According the ICCO cacao price archives and the Amercian Bureau of Labor and statistics on inflation, cacao is 60% cheaper today than 40 years ago. If price of cacao had only kept-up with inflation since 1974, cacao would now sell for US$ 7.3 per Kg, whereas it currently is at US$ 2.9 per Kg!
This slow strangulation of the cacao growers has resulted in the relative diminution of their numbers as well as in a quasi absence of investment in the maintenance and improvement of cacao plantations. Moreover, many small growers have stopped growing cacao in favor of sugar cane, coffee, bananas or other more rewarding crops. After loosing 60% of their revenues, how can growers be expected to pay for the investments needed to maintain and increase, both quantity and quality?

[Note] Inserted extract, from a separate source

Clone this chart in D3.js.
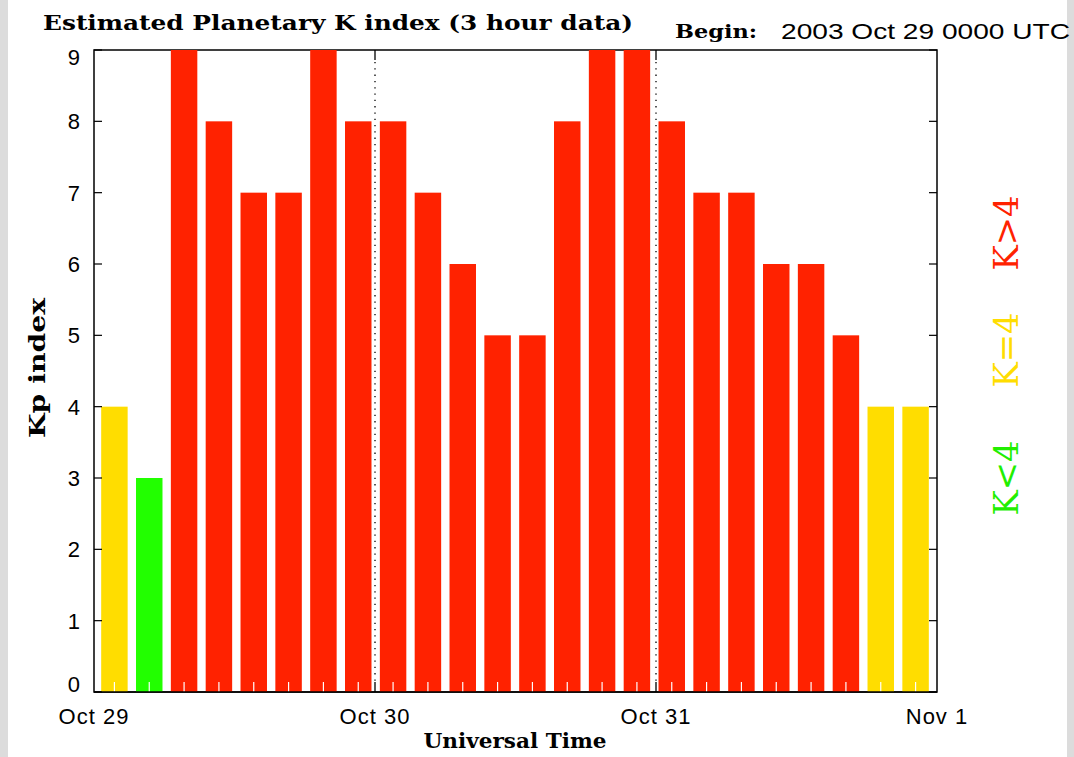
<!DOCTYPE html>
<html>
<head>
<meta charset="utf-8">
<script src="https://cdn.jsdelivr.net/npm/d3@7"></script>
<style>
  body { margin: 0; background: #dcdcdc; }
  svg { display: block; }
</style>
</head>
<body>
<svg width="1074" height="757"></svg>
<script>
// Kp values, 3-hour bins starting 2003 Oct 29 0000 UTC
const kpValues = [4, 3, 9, 8, 7, 7, 9, 8,
                  8, 7, 6, 5, 5, 8, 9, 9,
                  8, 7, 7, 6, 6, 5, 4, 4];
const dayLabels = ["Oct 29", "Oct 30", "Oct 31", "Nov 1"];
const yTicks = [0, 1, 2, 3, 4, 5, 6, 7, 8, 9];
const legendItems = [
    { text: "K>4", color: "#ff2200", cy: 233 },
    { text: "K=4", color: "#ffdd00", cy: 350 },
    { text: "K<4", color: "#22ee00", cy: 478 }
];

const svg = d3.select("svg");
const serif = "'DejaVu Serif', 'Liberation Serif', serif";
const sans = "'Liberation Sans', 'DejaVu Sans', sans-serif";

// white page area
svg.append("rect").attr("x", 8).attr("y", 0).attr("width", 1059).attr("height", 757).attr("fill", "#fff");

const plotLeft = 94, plotRight = 937, plotTop = 50, plotBottom = 692;
const x = d3.scaleLinear().domain([0, 72]).range([plotLeft, plotRight]);   // hours, for day ticks
const xb = d3.scaleBand().domain(d3.range(kpValues.length)).range([97, 933])
    .paddingInner(0.24).paddingOuter(0.12);                                  // bars
const y = d3.scaleLinear().domain([0, 9]).range([plotBottom, plotTop]);

function kColor(k) {
    if (k > 4) return "#ff2200";
    if (k === 4) return "#ffdd00";
    return "#22ff00";
}

// frame
svg.append("rect")
    .attr("x", plotLeft).attr("y", plotTop)
    .attr("width", plotRight - plotLeft).attr("height", plotBottom - plotTop)
    .attr("fill", "none").attr("stroke", "#000").attr("stroke-width", 1.5);

// day separators (dotted) and ticks
[24, 48].forEach(h => {
    svg.append("line")
        .attr("x1", x(h)).attr("x2", x(h))
        .attr("y1", plotTop + 12).attr("y2", plotBottom - 10)
        .attr("stroke", "#000").attr("stroke-width", 1.3)
        .attr("stroke-dasharray", "1.3,5");
    svg.append("line").attr("x1", x(h)).attr("x2", x(h))
        .attr("y1", plotTop).attr("y2", plotTop + 10).attr("stroke", "#000").attr("stroke-width", 1.3);
});

// bars
svg.append("g").selectAll("rect")
    .data(kpValues)
    .enter().append("rect")
    .attr("x", (d, i) => xb(i))
    .attr("width", xb.bandwidth())
    .attr("y", d => y(d))
    .attr("height", d => y(0) - y(d))
    .attr("fill", d => kColor(d));

// white minor ticks at bar centres
svg.append("g").selectAll("line")
    .data(kpValues)
    .enter().append("line")
    .attr("x1", (d, i) => xb(i) + xb.bandwidth() / 2)
    .attr("x2", (d, i) => xb(i) + xb.bandwidth() / 2)
    .attr("y1", plotBottom - 10).attr("y2", plotBottom)
    .attr("stroke", "#fff").attr("stroke-width", 1.2);

// bottom axis line + day ticks on top of bars
svg.append("line").attr("x1", plotLeft).attr("x2", plotRight).attr("y1", plotBottom).attr("y2", plotBottom)
    .attr("stroke", "#000").attr("stroke-width", 1.5);
[24, 48].forEach(h => {
    svg.append("line").attr("x1", x(h)).attr("x2", x(h))
        .attr("y1", plotBottom - 10).attr("y2", plotBottom).attr("stroke", "#000").attr("stroke-width", 1.3);
});

// y ticks left and right
yTicks.forEach(t => {
    svg.append("line").attr("x1", plotLeft).attr("x2", plotLeft + 8).attr("y1", y(t)).attr("y2", y(t))
        .attr("stroke", "#000").attr("stroke-width", 1.2);
    svg.append("line").attr("x1", plotRight - 8).attr("x2", plotRight).attr("y1", y(t)).attr("y2", y(t))
        .attr("stroke", "#000").attr("stroke-width", 1.2);
});

// y tick labels (end labels nudged inside, as in the original)
svg.append("g").selectAll("text")
    .data(yTicks)
    .enter().append("text")
    .attr("x", 80)
    .attr("y", d => y(d) + 8 + (d === 0 ? -8 : d === 9 ? 7 : 0))
    .attr("text-anchor", "end")
    .attr("font-family", sans).attr("font-size", 22)
    .text(d => d);

// x labels
svg.append("g").selectAll("text")
    .data(dayLabels)
    .enter().append("text")
    .attr("x", (d, i) => x(i * 24))
    .attr("y", 724)
    .attr("text-anchor", "middle")
    .attr("font-family", sans).attr("font-size", 22)
    .attr("letter-spacing", 1)
    .text(d => d);

// titles
svg.append("text").attr("x", 43).attr("y", 30)
    .attr("font-family", serif).attr("font-weight", "bold").attr("font-size", 21)
    .attr("textLength", 590).attr("lengthAdjust", "spacingAndGlyphs")
    .text("Estimated Planetary K index (3 hour data)");
svg.append("text").attr("x", 675).attr("y", 38)
    .attr("font-family", serif).attr("font-weight", "bold").attr("font-size", 19)
    .attr("textLength", 82).attr("lengthAdjust", "spacingAndGlyphs")
    .text("Begin:");
svg.append("text").attr("x", 781).attr("y", 39)
    .attr("font-family", sans).attr("font-size", 22)
    .attr("textLength", 289).attr("lengthAdjust", "spacingAndGlyphs")
    .text("2003 Oct 29 0000 UTC");

svg.append("text").attr("x", 515).attr("y", 748)
    .attr("text-anchor", "middle")
    .attr("font-family", serif).attr("font-weight", "bold").attr("font-size", 20)
    .attr("textLength", 183).attr("lengthAdjust", "spacingAndGlyphs")
    .text("Universal Time");

svg.append("text")
    .attr("transform", "translate(45,368) rotate(-90)")
    .attr("text-anchor", "middle")
    .attr("font-family", serif).attr("font-weight", "bold").attr("font-size", 23)
    .attr("textLength", 140).attr("lengthAdjust", "spacingAndGlyphs")
    .text("Kp index");

// legend
svg.append("g").selectAll("text")
    .data(legendItems)
    .enter().append("text")
    .attr("transform", d => `translate(1018,${d.cy}) rotate(-90)`)
    .attr("text-anchor", "middle")
    .attr("font-family", serif).attr("font-size", 34)
    .attr("textLength", 75).attr("lengthAdjust", "spacingAndGlyphs")
    .attr("fill", d => d.color)
    .text(d => d.text);
</script>
</body>
</html>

The large explotations in West Africa, South America or Asia, have also seen theri revenues decline forcing them to drastically reduced their investments. The various negative consequences include child labor, aging trees with diminihsing yeild and reduced research efforts.
During that 40 year period the average price of a chocolate bar has come up by 38 %. It came from 10 cents per ounce in 1974 (equivalant to 48 Cents of today) to 65 Cents today. Add to these facts the various productivity gains at the chocolate production end that have reduced production costs and you have a huge increase of the financial returns of the large chocolate and candy producers.